*What is required:* Leaving out the pictures, please retype each record exactly.

*Provided data:*
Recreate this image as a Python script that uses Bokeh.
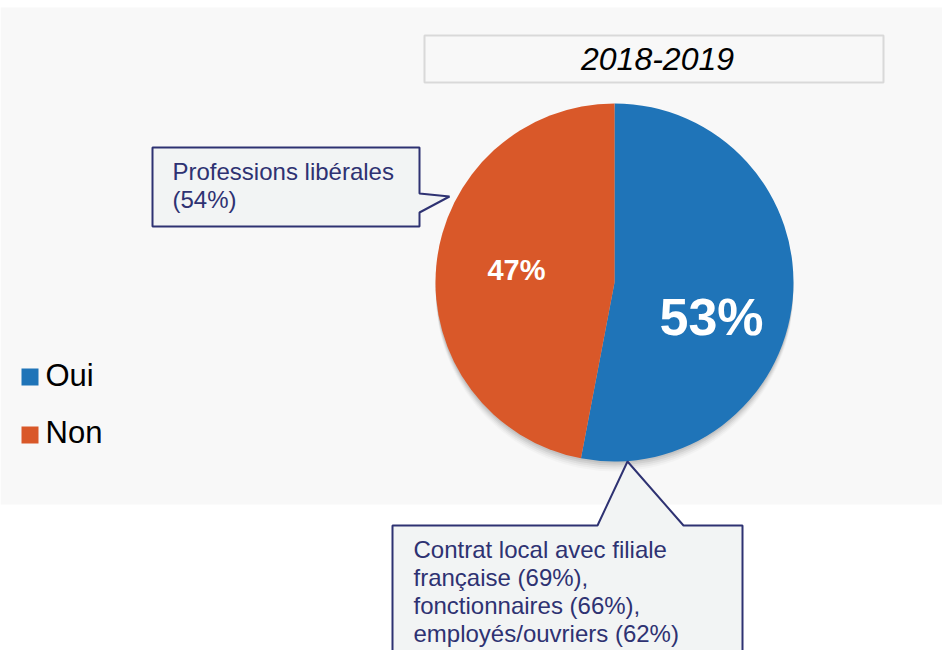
import math
from bokeh.plotting import figure
from bokeh.models import Range1d, ColumnDataSource
from bokeh.core.properties import value
from bokeh.embed import file_html
from bokeh.resources import INLINE

# ---- data ----
categories = ["Oui", "Non"]
shares = [53, 47]
colors = ["#1f74b8", "#d95829"]
period = "2018-2019"
callout_non = ["Professions libérales", "(54%)"]
callout_oui = ["Contrat local avec filiale", "française (69%),",
               "fonctionnaires (66%),", "employés/ouvriers (62%)"]

# ---- layout (reference pixel -> data coords) ----
W, H = 942, 650
def X(px): return px
def Y(py): return H - py
BL = 0.40  # empirical baseline correction (em)
def TY(py, size): return Y(py) + BL * size

FONT = value("Liberation Sans")
NAVY = "#2e3272"

p = figure(width=W, height=H, output_backend="svg", toolbar_location=None,
           x_range=Range1d(0, W), y_range=Range1d(0, H), min_border=0)
p.axis.visible = False
p.grid.visible = False
p.outline_line_color = None
p.background_fill_color = "white"
p.border_fill_color = "white"

# grey panel
p.quad(left=[X(0)], right=[X(950)], top=[Y(7)], bottom=[Y(504)],
       fill_color="#f8f8f8", line_color=None)

# title box
p.quad(left=[X(424)], right=[X(883)], top=[Y(35)], bottom=[Y(82)],
       fill_color="#f8f8f8", line_color="#d9d9d9", line_width=2)
p.text(x=[X(657)], y=[TY(71, 32)], text=[period], text_align="center",
       text_baseline="alphabetic", text_font=FONT, text_font_size="32px",
       text_font_style="italic", text_color="black")

# pie
cx, cy, R = X(614), Y(282), 179
# shadow
for off, a in [(10, 0.025), (8, 0.035), (6, 0.045), (4, 0.06), (2, 0.06)]:
    p.circle(x=[cx], y=[cy - off], radius=R, fill_color="#000000",
             fill_alpha=a, line_color=None)

total = sum(shares)
starts, ends = [], []
ang = 90.0
for s in shares:
    starts.append(math.radians(ang))
    ang -= s / total * 360
    ends.append(math.radians(ang))
src = ColumnDataSource(dict(cat=categories, share=shares, color=colors,
                            start=starts, end=ends))
p.wedge(x=cx, y=cy, radius=R, start_angle="start", end_angle="end",
        direction="clock", fill_color="color", line_color=None, source=src)

# slice labels
lab_x = [X(711), X(516)]
lab_base = [337, 281]
lab_size = [52, 29]
for i in range(len(shares)):
    p.text(x=[lab_x[i]], y=[TY(lab_base[i], lab_size[i])],
           text=[f"{shares[i]}%"],
           text_align="center", text_baseline="alphabetic", text_font=FONT,
           text_font_size=f"{lab_size[i]}px", text_font_style="bold",
           text_color="white")

# legend
sq_top = [368, 426]
txt_base = [387, 444]
for i, c in enumerate(categories):
    p.quad(left=[X(21)], right=[X(38)], top=[Y(sq_top[i])],
           bottom=[Y(sq_top[i] + 17)], fill_color=colors[i], line_color=None)
    p.text(x=[X(45)], y=[TY(txt_base[i], 31)], text=[c], text_align="left",
           text_baseline="alphabetic", text_font=FONT, text_font_size="31px",
           text_color="black")

# callout 1 (Non)
c1x = [152, 419, 419, 449, 419, 419, 152]
c1y = [147, 147, 193, 196, 212, 226, 226]
p.patch(x=[X(v) for v in c1x], y=[Y(v) for v in c1y], fill_color="#f2f4f4",
        line_color=NAVY, line_width=2)
p.text(x=[X(172)] * len(callout_non),
       y=[TY(181 + 28 * i, 24) for i in range(len(callout_non))],
       text=callout_non, text_align="left", text_baseline="alphabetic",
       text_font=FONT, text_font_size="24px", text_color=NAVY)

# callout 2 (Oui)
c2x = [392, 597, 627, 683, 742, 742, 392]
c2y = [525, 525, 461, 525, 525, 670, 670]
p.patch(x=[X(v) for v in c2x], y=[Y(v) for v in c2y], fill_color="#f2f4f4",
        line_color=NAVY, line_width=2)
p.text(x=[X(413)] * len(callout_oui),
       y=[TY(559 + 28 * i, 24) for i in range(len(callout_oui))],
       text=callout_oui, text_align="left", text_baseline="alphabetic",
       text_font=FONT, text_font_size="24px", text_color=NAVY)

open("out.html", "w").write(file_html(p, INLINE))
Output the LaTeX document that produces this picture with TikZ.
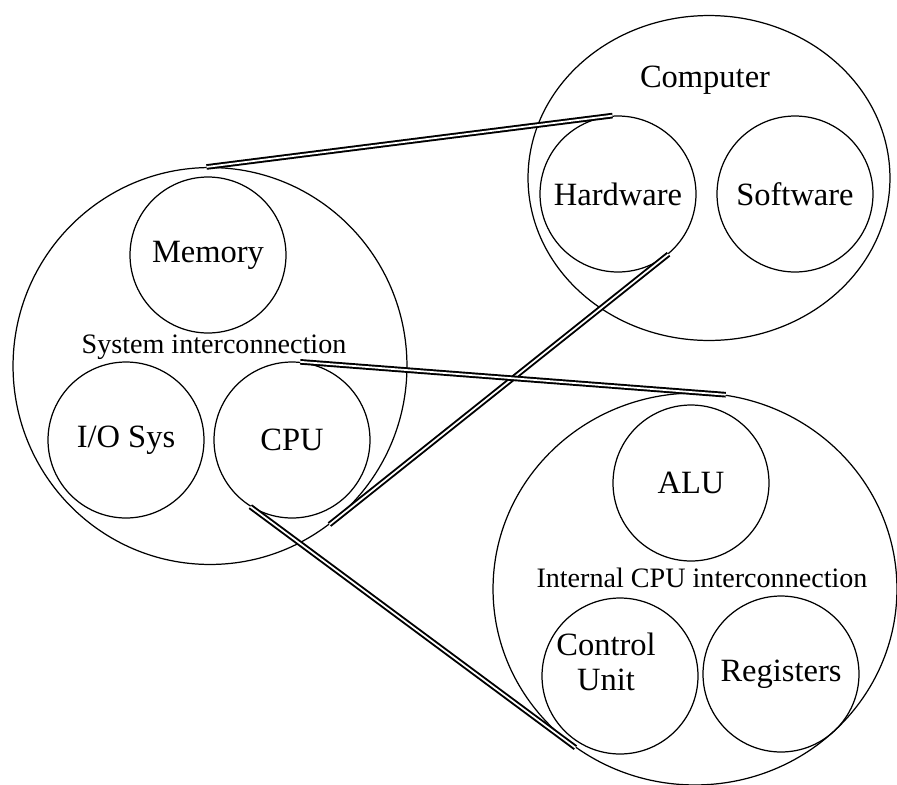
\documentclass[tikz,border=0pt]{standalone}
\usepackage{fontspec}
\setmainfont{Liberation Serif}
\usetikzlibrary{shapes.geometric}

\begin{document}
\begin{tikzpicture}[
    x=0.02cm, y=-0.02cm,
    ring/.style={draw, circle, line width=0.7pt, inner sep=0pt,
                 minimum size=3.12cm, align=center,
                 font=\fontsize{18.5}{20}\selectfont},
    shell/.style={draw, ellipse, line width=0.7pt, inner sep=0pt},
    bus/.style={font=\fontsize{16}{18}\selectfont},
    zoomline/.style={draw, line width=1.1pt, double=white, double distance=1pt},
  ]
  \useasboundingbox (0,0) rectangle (897,785);

  % Computer level
  \node[shell, minimum width=7.24cm, minimum height=6.5cm] (comp) at (709,178) {};
  \node[font=\fontsize{18.5}{20}\selectfont] (compLbl) at (705,80) {Computer};
  \node[ring] (hw) at (618,194) {Hardware};
  \node[ring] (sw) at (795,194) {Software};

  % System level (inside the hardware)
  \node[shell, minimum width=7.88cm, minimum height=7.94cm] (sys) at (210,366) {};
  \node[ring] (mem) at (208,255) {Memory};
  \node[bus] (sysBus) at (214,347) {System interconnection};
  \node[ring] (io) at (126,440) {I/O Sys};
  \node[ring] (cpu) at (292,440) {CPU};

  % CPU level (inside the processor)
  \node[shell, minimum width=8.08cm, minimum height=7.84cm] (core) at (695,589) {};
  \node[ring] (alu) at (691,483) {ALU};
  \node[bus] (cpuBus) at (702,578) {Internal CPU interconnection};
  \node[ring] (cu) at (620,676) {};
  \node[align=center, font=\fontsize{18.5}{20}\selectfont] (cuLbl) at (606,662) {Control\\Unit};
  \node[ring] (reg) at (781,674) {Registers};

  % zoom lines
  \draw[zoomline] (sys.91) -- (hw.94);
  \draw[zoomline] (sys.-53) -- (hw.-50);
  \draw[zoomline] (cpu.84) -- (core.81);
  \draw[zoomline] (cpu.-122) -- (core.-127);
\end{tikzpicture}
\end{document}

*Result of the task:*
Recreate this image as a Python script that uses Bokeh.
import math
from bokeh.plotting import figure
from bokeh.models import Range1d, ColumnDataSource
from bokeh.core.properties import value
from bokeh.embed import file_html
from bokeh.resources import INLINE

# ---- data ----
categories = ["Oui", "Non"]
shares = [53, 47]
colors = ["#1f74b8", "#d95829"]
period = "2018-2019"
callout_non = ["Professions libérales", "(54%)"]
callout_oui = ["Contrat local avec filiale", "française (69%),",
               "fonctionnaires (66%),", "employés/ouvriers (62%)"]

# ---- layout (reference pixel -> data coords) ----
W, H = 942, 650
def X(px): return px
def Y(py): return H - py
BL = 0.40  # empirical baseline correction (em)
def TY(py, size): return Y(py) + BL * size

FONT = value("Liberation Sans")
NAVY = "#2e3272"

p = figure(width=W, height=H, output_backend="svg", toolbar_location=None,
           x_range=Range1d(0, W), y_range=Range1d(0, H), min_border=0)
p.axis.visible = False
p.grid.visible = False
p.outline_line_color = None
p.background_fill_color = "white"
p.border_fill_color = "white"

# grey panel
p.quad(left=[X(0)], right=[X(950)], top=[Y(7)], bottom=[Y(504)],
       fill_color="#f8f8f8", line_color=None)

# title box
p.quad(left=[X(424)], right=[X(883)], top=[Y(35)], bottom=[Y(82)],
       fill_color="#f8f8f8", line_color="#d9d9d9", line_width=2)
p.text(x=[X(657)], y=[TY(71, 32)], text=[period], text_align="center",
       text_baseline="alphabetic", text_font=FONT, text_font_size="32px",
       text_font_style="italic", text_color="black")

# pie
cx, cy, R = X(614), Y(282), 179
# shadow
for off, a in [(10, 0.025), (8, 0.035), (6, 0.045), (4, 0.06), (2, 0.06)]:
    p.circle(x=[cx], y=[cy - off], radius=R, fill_color="#000000",
             fill_alpha=a, line_color=None)

total = sum(shares)
starts, ends = [], []
ang = 90.0
for s in shares:
    starts.append(math.radians(ang))
    ang -= s / total * 360
    ends.append(math.radians(ang))
src = ColumnDataSource(dict(cat=categories, share=shares, color=colors,
                            start=starts, end=ends))
p.wedge(x=cx, y=cy, radius=R, start_angle="start", end_angle="end",
        direction="clock", fill_color="color", line_color=None, source=src)

# slice labels
lab_x = [X(711), X(516)]
lab_base = [337, 281]
lab_size = [52, 29]
for i in range(len(shares)):
    p.text(x=[lab_x[i]], y=[TY(lab_base[i], lab_size[i])],
           text=[f"{shares[i]}%"],
           text_align="center", text_baseline="alphabetic", text_font=FONT,
           text_font_size=f"{lab_size[i]}px", text_font_style="bold",
           text_color="white")

# legend
sq_top = [368, 426]
txt_base = [387, 444]
for i, c in enumerate(categories):
    p.quad(left=[X(21)], right=[X(38)], top=[Y(sq_top[i])],
           bottom=[Y(sq_top[i] + 17)], fill_color=colors[i], line_color=None)
    p.text(x=[X(45)], y=[TY(txt_base[i], 31)], text=[c], text_align="left",
           text_baseline="alphabetic", text_font=FONT, text_font_size="31px",
           text_color="black")

# callout 1 (Non)
c1x = [152, 419, 419, 449, 419, 419, 152]
c1y = [147, 147, 193, 196, 212, 226, 226]
p.patch(x=[X(v) for v in c1x], y=[Y(v) for v in c1y], fill_color="#f2f4f4",
        line_color=NAVY, line_width=2)
p.text(x=[X(172)] * len(callout_non),
       y=[TY(181 + 28 * i, 24) for i in range(len(callout_non))],
       text=callout_non, text_align="left", text_baseline="alphabetic",
       text_font=FONT, text_font_size="24px", text_color=NAVY)

# callout 2 (Oui)
c2x = [392, 597, 627, 683, 742, 742, 392]
c2y = [525, 525, 461, 525, 525, 670, 670]
p.patch(x=[X(v) for v in c2x], y=[Y(v) for v in c2y], fill_color="#f2f4f4",
        line_color=NAVY, line_width=2)
p.text(x=[X(413)] * len(callout_oui),
       y=[TY(559 + 28 * i, 24) for i in range(len(callout_oui))],
       text=callout_oui, text_align="left", text_baseline="alphabetic",
       text_font=FONT, text_font_size="24px", text_color=NAVY)

open("out.html", "w").write(file_html(p, INLINE))
Output the LaTeX document that produces this picture with TikZ.
\documentclass[tikz,border=0pt]{standalone}
\usepackage{fontspec}
\setmainfont{Liberation Serif}
\usetikzlibrary{shapes.geometric}

\begin{document}
\begin{tikzpicture}[
    x=0.02cm, y=-0.02cm,
    ring/.style={draw, circle, line width=0.7pt, inner sep=0pt,
                 minimum size=3.12cm, align=center,
                 font=\fontsize{18.5}{20}\selectfont},
    shell/.style={draw, ellipse, line width=0.7pt, inner sep=0pt},
    bus/.style={font=\fontsize{16}{18}\selectfont},
    zoomline/.style={draw, line width=1.1pt, double=white, double distance=1pt},
  ]
  \useasboundingbox (0,0) rectangle (897,785);

  % Computer level
  \node[shell, minimum width=7.24cm, minimum height=6.5cm] (comp) at (709,178) {};
  \node[font=\fontsize{18.5}{20}\selectfont] (compLbl) at (705,80) {Computer};
  \node[ring] (hw) at (618,194) {Hardware};
  \node[ring] (sw) at (795,194) {Software};

  % System level (inside the hardware)
  \node[shell, minimum width=7.88cm, minimum height=7.94cm] (sys) at (210,366) {};
  \node[ring] (mem) at (208,255) {Memory};
  \node[bus] (sysBus) at (214,347) {System interconnection};
  \node[ring] (io) at (126,440) {I/O Sys};
  \node[ring] (cpu) at (292,440) {CPU};

  % CPU level (inside the processor)
  \node[shell, minimum width=8.08cm, minimum height=7.84cm] (core) at (695,589) {};
  \node[ring] (alu) at (691,483) {ALU};
  \node[bus] (cpuBus) at (702,578) {Internal CPU interconnection};
  \node[ring] (cu) at (620,676) {};
  \node[align=center, font=\fontsize{18.5}{20}\selectfont] (cuLbl) at (606,662) {Control\\Unit};
  \node[ring] (reg) at (781,674) {Registers};

  % zoom lines
  \draw[zoomline] (sys.91) -- (hw.94);
  \draw[zoomline] (sys.-53) -- (hw.-50);
  \draw[zoomline] (cpu.84) -- (core.81);
  \draw[zoomline] (cpu.-122) -- (core.-127);
\end{tikzpicture}
\end{document}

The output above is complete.